ゴルフを嗜む者であれば、生涯に一度は経験したいことが3つあるとされる。「ホールインワン」「アルバトロス」、そして「エージシュート」だ。偶然などによってもたらされることが多いホールインワンなどとは違い、自分の年齢よりも少ない数字のスコアで回るエージシュートは、真の腕前だとされる勲章の1つ。そして何より、70代、80代、90代…でゴルフができる「元気の証」でもある。ゴルフを始めた経緯も、その人生も様々。

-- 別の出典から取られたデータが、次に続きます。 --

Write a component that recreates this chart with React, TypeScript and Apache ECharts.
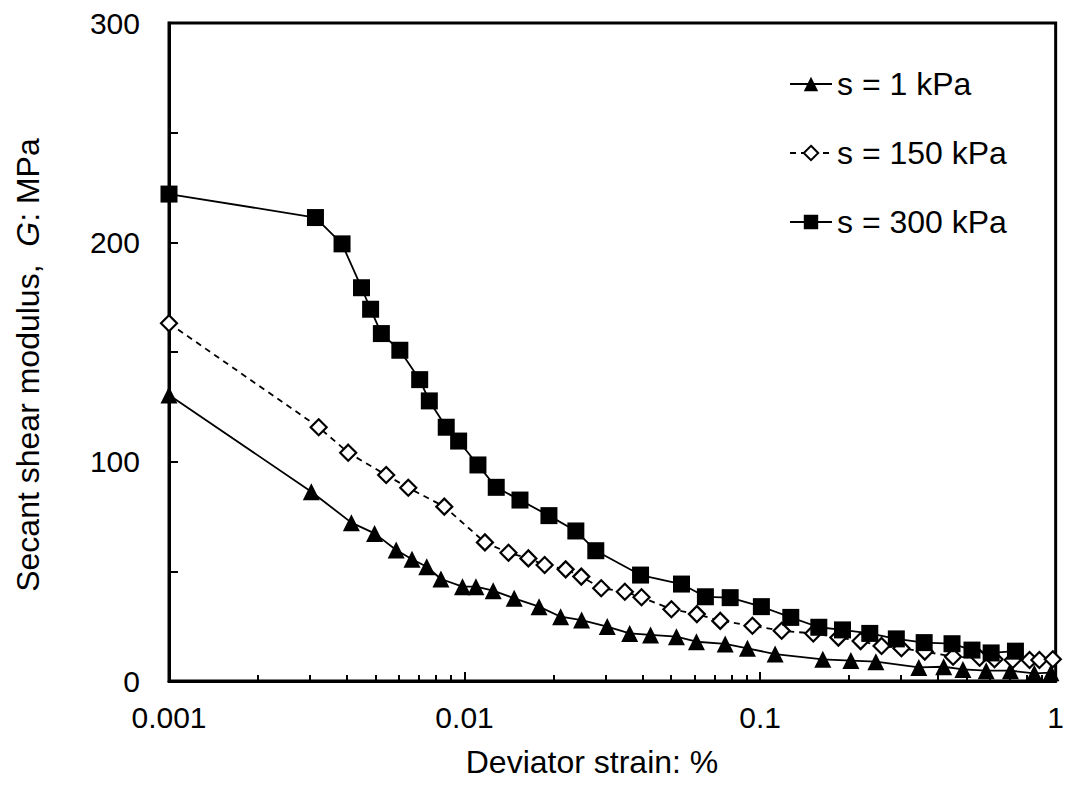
import React, { useEffect, useRef } from "react";
import * as echarts from "echarts";

const seriesNames = ["s = 1 kPa", "s = 150 kPa", "s = 300 kPa"];

const strain1 = [0.001, 0.00303, 0.00414, 0.00496, 0.00587, 0.00664, 0.00745, 0.00832, 0.00984, 0.01093, 0.0125, 0.01472, 0.01787, 0.02114, 0.0249, 0.0304, 0.0362, 0.0426, 0.0521, 0.0609, 0.0762, 0.0906, 0.1124, 0.163, 0.2028, 0.2464, 0.3443, 0.418, 0.4855, 0.582, 0.703, 0.847, 0.964];
const modulus1 = [130.4, 86.3, 72.2, 67.3, 59.7, 55.5, 52.1, 46.5, 43.0, 43.0, 41.2, 37.7, 33.9, 29.3, 27.8, 24.8, 21.7, 21.0, 20.2, 17.9, 16.9, 14.9, 12.3, 9.9, 9.3, 8.8, 6.2, 6.5, 5.3, 4.7, 4.7, 3.5, 3.8];

const strain150 = [0.001, 0.00321, 0.00404, 0.00543, 0.00645, 0.00854, 0.01172, 0.01408, 0.01644, 0.01866, 0.02198, 0.02483, 0.029, 0.03486, 0.0397, 0.0501, 0.0611, 0.0733, 0.0942, 0.1183, 0.1513, 0.184, 0.2188, 0.2576, 0.3007, 0.3607, 0.4497, 0.553, 0.621, 0.716, 0.816, 0.881, 0.978];
const modulus150 = [163.1, 115.7, 104.1, 93.9, 88.1, 79.5, 63.2, 58.5, 55.9, 52.9, 50.9, 47.6, 42.3, 40.7, 38.2, 32.7, 30.5, 27.4, 25.2, 22.9, 21.7, 19.8, 18.2, 16.0, 14.9, 13.4, 11.1, 10.6, 9.9, 9.6, 9.6, 9.6, 9.9];

const strain300 = [0.001, 0.00313, 0.00385, 0.00448, 0.00481, 0.00523, 0.00604, 0.00705, 0.0076, 0.00867, 0.00955, 0.0111, 0.0128, 0.0154, 0.0193, 0.0238, 0.0278, 0.0394, 0.0542, 0.0653, 0.0792, 0.101, 0.127, 0.158, 0.19, 0.235, 0.289, 0.359, 0.446, 0.521, 0.605, 0.731];
const modulus300 = [222, 211.3, 199.3, 179.3, 169.5, 158.4, 150.8, 137.4, 127.7, 115.7, 109.4, 98.5, 88.3, 82.5, 75.4, 68.4, 59.4, 48.3, 44.2, 38.4, 38.0, 33.9, 29.0, 24.5, 23.3, 21.7, 19.2, 17.5, 17.0, 14.1, 12.8, 13.6];

const xTickLabels = ["0.001", "0.01", "0.1", "1"];
const xMinorTicks = [0.002, 0.003, 0.004, 0.005, 0.006, 0.007, 0.008, 0.009, 0.02, 0.03, 0.04, 0.05, 0.06, 0.07, 0.08, 0.09, 0.2, 0.3, 0.4, 0.5, 0.6, 0.7, 0.8, 0.9];
const yTickLabels = ["0", "100", "200", "300"];

const xTitle = "Deviator strain: %";
const yTitleParts = ["Secant shear modulus,  ", "G", ": MPa"];

const FONT = "'Liberation Sans', Arial, sans-serif";

function pairs(xs: number[], ys: number[]) {
  return xs.map((x, i) => [x, ys[i]]);
}

export default function App() {
  const ref = useRef<HTMLDivElement>(null);
  useEffect(() => {
    if (!ref.current) return;
    const chart = echarts.init(ref.current, null, { renderer: "svg" });
    const option: any = {
      animation: false,
      backgroundColor: "#fff",
      textStyle: { fontFamily: FONT, color: "#000" },
      grid: {
        left: 169,
        right: 9,
        top: 23,
        bottom: 115,
        show: true,
        borderColor: "#000",
        borderWidth: 3,
        containLabel: false,
      },
      legend: {
        orient: "vertical",
        left: 784,
        top: 63,
        itemWidth: 42,
        itemHeight: 18,
        itemGap: 37,
        data: seriesNames,
        textStyle: { fontSize: 32, color: "#000", fontFamily: FONT },
      },
      xAxis: [
        {
          type: "log",
          logBase: 10,
          min: 0.001,
          max: 1,
          position: "bottom",
          axisLine: { show: true, lineStyle: { color: "#000", width: 3 } },
          axisTick: { show: true, inside: true, length: 9, lineStyle: { color: "#000", width: 2 } },
          axisLabel: {
            fontSize: 30,
            color: "#000",
            margin: 21,
            fontFamily: FONT,
            formatter: (v: number) => xTickLabels[Math.round(Math.log10(v)) + 3] ?? "",
          },
          splitLine: { show: false },
        },
        {
          type: "log",
          logBase: 10,
          min: 0.001,
          max: 1,
          position: "bottom",
          axisLine: { show: false },
          axisTick: {
            show: true,
            inside: true,
            length: 6,
            customValues: xMinorTicks,
            lineStyle: { color: "#000", width: 2 },
          },
          axisLabel: { show: false },
          splitLine: { show: false },
        },
      ],
      yAxis: {
        type: "value",
        min: 0,
        max: 300,
        interval: 50,
        axisLine: { show: true, lineStyle: { color: "#000", width: 3 } },
        axisTick: { show: true, inside: true, length: 9, lineStyle: { color: "#000", width: 2 } },
        axisLabel: {
          fontSize: 30,
          color: "#000",
          margin: 29,
          fontFamily: FONT,
          formatter: (v: number) => (v % 100 === 0 ? yTickLabels[v / 100] : ""),
        },
        splitLine: { show: false },
      },
      series: [
        {
          name: seriesNames[0],
          type: "line",
          xAxisIndex: 0,
          data: pairs(strain1, modulus1),
          symbol: "triangle",
          symbolSize: 17,
          lineStyle: { color: "#000", width: 1.8 },
          itemStyle: { color: "#000" },
          z: 3,
        },
        {
          name: seriesNames[1],
          type: "line",
          xAxisIndex: 0,
          data: pairs(strain150, modulus150),
          symbol: "diamond",
          symbolSize: 16,
          lineStyle: { color: "#000", width: 1.8, type: [6, 5] },
          itemStyle: { color: "#fff", borderColor: "#000", borderWidth: 2.2 },
          z: 4,
        },
        {
          name: seriesNames[2],
          type: "line",
          xAxisIndex: 0,
          data: pairs(strain300, modulus300),
          symbol: "rect",
          symbolSize: 17,
          lineStyle: { color: "#000", width: 1.8 },
          itemStyle: { color: "#000" },
          z: 5,
        },
      ],
      graphic: [
        {
          type: "text",
          x: 592,
          y: 762,
          style: {
            text: xTitle,
            font: `32px ${FONT}`,
            fill: "#000",
            align: "center",
            verticalAlign: "middle",
          },
        },
        {
          type: "text",
          x: 28,
          y: 365,
          rotation: Math.PI / 2,
          style: {
            text: `${yTitleParts[0]}{i|${yTitleParts[1]}}${yTitleParts[2]}`,
            font: `32px ${FONT}`,
            fontSize: 32,
            fontFamily: FONT,
            fill: "#000",
            align: "center",
            verticalAlign: "middle",
            rich: {
              i: { fontStyle: "italic", fontSize: 32, fontFamily: FONT, fill: "#000" },
            },
          },
        },
      ],
    };
    chart.setOption(option);
    return () => chart.dispose();
  }, []);
  return (
    <div
      ref={ref}
      style={{ position: "fixed", left: 0, top: 0, width: 1067, height: 796 }}
    />
  );
}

現役エージシューターから学ぶ「体のこと」「ゴルフの極意」をお届けする。
高校時代に父が急逝、大学進学を諦めて就職
晩年は自分のためにとっておいた―。
恐らく、今も現役で働くサラリーマンは、皆そういう思いで人生設計を考えているに違いない。だが、いくら綿密に目標を立てても、つい諸般の事情に流されてしまって思い通りにできないのが人生。思い通りにするには何かを捨てなければならないのに、そうこうしているうちに時は無情にも流れていく。
今回ご紹介するのは、一度きりの人生で「思いきって捨てた」ことで、誰もがうらやむ晩年を送っているエージシューターである。

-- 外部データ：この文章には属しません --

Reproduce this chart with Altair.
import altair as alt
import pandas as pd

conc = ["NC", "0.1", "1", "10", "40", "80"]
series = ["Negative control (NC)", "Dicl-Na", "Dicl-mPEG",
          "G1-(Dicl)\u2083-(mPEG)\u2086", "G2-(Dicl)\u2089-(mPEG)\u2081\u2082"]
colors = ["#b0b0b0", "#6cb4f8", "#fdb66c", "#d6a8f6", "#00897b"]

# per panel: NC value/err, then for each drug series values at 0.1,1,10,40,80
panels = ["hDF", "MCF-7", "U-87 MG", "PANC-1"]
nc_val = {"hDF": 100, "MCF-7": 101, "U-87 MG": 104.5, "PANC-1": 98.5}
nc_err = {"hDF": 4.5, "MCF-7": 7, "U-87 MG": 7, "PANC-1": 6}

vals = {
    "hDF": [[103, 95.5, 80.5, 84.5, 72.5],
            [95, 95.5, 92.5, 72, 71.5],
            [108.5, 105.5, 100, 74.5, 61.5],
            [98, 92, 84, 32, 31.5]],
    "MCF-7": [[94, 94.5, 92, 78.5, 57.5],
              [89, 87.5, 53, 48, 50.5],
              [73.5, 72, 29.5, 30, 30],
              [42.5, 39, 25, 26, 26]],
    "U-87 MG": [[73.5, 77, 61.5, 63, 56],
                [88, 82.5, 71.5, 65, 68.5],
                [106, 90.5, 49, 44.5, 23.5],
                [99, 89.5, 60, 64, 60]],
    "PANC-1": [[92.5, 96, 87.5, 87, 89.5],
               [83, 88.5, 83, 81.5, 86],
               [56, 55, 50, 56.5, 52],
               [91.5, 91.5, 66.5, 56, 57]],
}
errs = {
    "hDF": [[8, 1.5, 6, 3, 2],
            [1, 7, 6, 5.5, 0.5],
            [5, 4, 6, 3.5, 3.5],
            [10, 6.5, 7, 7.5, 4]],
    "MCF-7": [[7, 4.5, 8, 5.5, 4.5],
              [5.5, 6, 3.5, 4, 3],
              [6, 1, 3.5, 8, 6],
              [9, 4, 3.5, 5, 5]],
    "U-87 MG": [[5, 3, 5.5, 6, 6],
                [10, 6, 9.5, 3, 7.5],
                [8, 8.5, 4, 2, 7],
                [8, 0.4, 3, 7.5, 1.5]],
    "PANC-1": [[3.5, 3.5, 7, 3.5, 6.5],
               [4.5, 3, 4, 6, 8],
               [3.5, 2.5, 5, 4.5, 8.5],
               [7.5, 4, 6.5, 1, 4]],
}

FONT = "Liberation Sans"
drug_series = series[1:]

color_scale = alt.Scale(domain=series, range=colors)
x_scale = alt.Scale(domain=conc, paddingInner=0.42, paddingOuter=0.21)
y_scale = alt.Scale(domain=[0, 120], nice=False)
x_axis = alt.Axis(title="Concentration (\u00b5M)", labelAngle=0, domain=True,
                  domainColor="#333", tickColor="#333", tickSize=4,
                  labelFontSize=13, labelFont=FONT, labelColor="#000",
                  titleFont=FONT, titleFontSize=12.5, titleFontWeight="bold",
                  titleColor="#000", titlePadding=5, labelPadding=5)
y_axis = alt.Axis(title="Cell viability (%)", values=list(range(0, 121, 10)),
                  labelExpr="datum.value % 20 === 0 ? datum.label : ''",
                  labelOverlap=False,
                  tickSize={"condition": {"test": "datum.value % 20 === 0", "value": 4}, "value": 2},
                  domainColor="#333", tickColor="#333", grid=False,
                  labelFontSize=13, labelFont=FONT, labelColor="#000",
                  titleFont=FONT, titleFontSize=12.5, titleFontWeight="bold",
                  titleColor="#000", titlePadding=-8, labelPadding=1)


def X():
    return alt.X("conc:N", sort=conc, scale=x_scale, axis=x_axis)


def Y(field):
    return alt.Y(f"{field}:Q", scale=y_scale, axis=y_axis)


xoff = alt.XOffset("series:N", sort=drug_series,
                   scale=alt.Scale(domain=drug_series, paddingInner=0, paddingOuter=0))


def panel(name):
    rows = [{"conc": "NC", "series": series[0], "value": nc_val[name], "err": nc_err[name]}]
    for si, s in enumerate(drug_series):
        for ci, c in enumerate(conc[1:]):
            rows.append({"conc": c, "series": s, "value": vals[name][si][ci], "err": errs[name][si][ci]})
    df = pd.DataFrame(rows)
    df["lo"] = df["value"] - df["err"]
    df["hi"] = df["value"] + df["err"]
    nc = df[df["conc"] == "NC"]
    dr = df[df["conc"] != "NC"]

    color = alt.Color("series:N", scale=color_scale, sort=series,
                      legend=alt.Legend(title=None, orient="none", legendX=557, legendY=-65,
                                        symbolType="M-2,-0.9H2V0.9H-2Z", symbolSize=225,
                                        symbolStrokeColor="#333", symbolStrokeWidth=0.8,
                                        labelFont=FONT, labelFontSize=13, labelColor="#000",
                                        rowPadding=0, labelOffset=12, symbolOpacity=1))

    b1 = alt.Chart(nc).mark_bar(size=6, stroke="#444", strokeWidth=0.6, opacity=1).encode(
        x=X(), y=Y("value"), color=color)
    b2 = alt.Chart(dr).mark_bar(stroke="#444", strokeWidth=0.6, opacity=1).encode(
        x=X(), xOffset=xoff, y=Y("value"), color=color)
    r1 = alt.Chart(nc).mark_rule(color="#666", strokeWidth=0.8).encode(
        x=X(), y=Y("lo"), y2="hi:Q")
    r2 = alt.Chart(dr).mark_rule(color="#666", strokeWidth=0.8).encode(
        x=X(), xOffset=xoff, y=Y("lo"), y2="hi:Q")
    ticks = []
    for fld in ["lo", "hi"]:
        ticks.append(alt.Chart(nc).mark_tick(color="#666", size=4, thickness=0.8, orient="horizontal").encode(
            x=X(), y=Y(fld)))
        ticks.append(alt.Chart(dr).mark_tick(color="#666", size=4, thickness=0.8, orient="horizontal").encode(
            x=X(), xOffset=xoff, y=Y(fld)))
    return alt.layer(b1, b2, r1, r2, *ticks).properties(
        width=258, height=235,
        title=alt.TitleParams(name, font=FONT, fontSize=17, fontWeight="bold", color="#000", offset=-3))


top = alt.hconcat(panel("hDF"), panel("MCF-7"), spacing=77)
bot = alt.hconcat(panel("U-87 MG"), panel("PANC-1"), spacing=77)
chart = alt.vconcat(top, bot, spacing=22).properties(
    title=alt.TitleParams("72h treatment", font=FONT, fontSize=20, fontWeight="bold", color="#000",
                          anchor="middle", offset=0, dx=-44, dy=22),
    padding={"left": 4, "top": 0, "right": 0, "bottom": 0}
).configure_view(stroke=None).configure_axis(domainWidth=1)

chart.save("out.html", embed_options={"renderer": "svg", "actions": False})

神奈川県横浜市に在住する金子勝男さんは、旧財閥系の元大手信託銀行マン。1938年4月23日生まれの今年77歳である。
「生まれも育ちも、現在の横浜市青葉区です。今では東急田園都市線が通って高級住宅が並ぶベッドタウンになっていますが、私が子供のころは“横浜のチベット”といわれていました(笑)」(金子さん)

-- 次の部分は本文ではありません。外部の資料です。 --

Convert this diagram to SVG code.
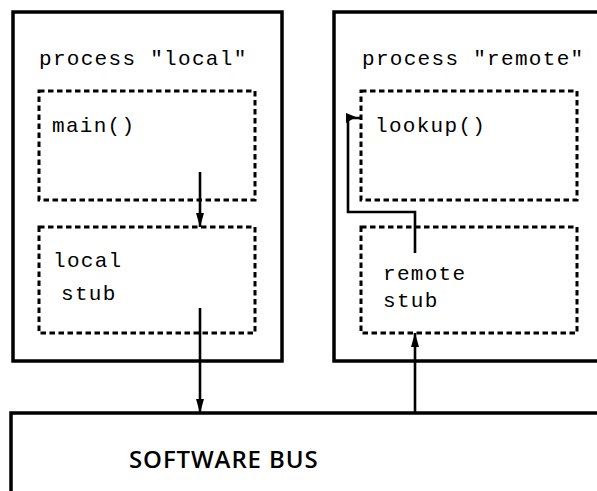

金子さんが生まれた1938年というのは、日中戦争が泥沼化し、世相全体がだんだんと戦争一色へと染まっていく気配を漂わせていた。やがて太平洋戦争に突入し、さらに戦後の困窮した時代が続く。農家の次男に生まれた金子少年は、働き者の両親のもとで貧しいながらも、それを不自由と感じないで元気いっぱいに育った。
そうした状況が一変したのは金子さんが高校2年生のときである。父親が47歳の若さで亡くなったのだ。心臓病だった。大学進学を夢見ていた金子少年は、急きょ進路変更を余儀なくされた。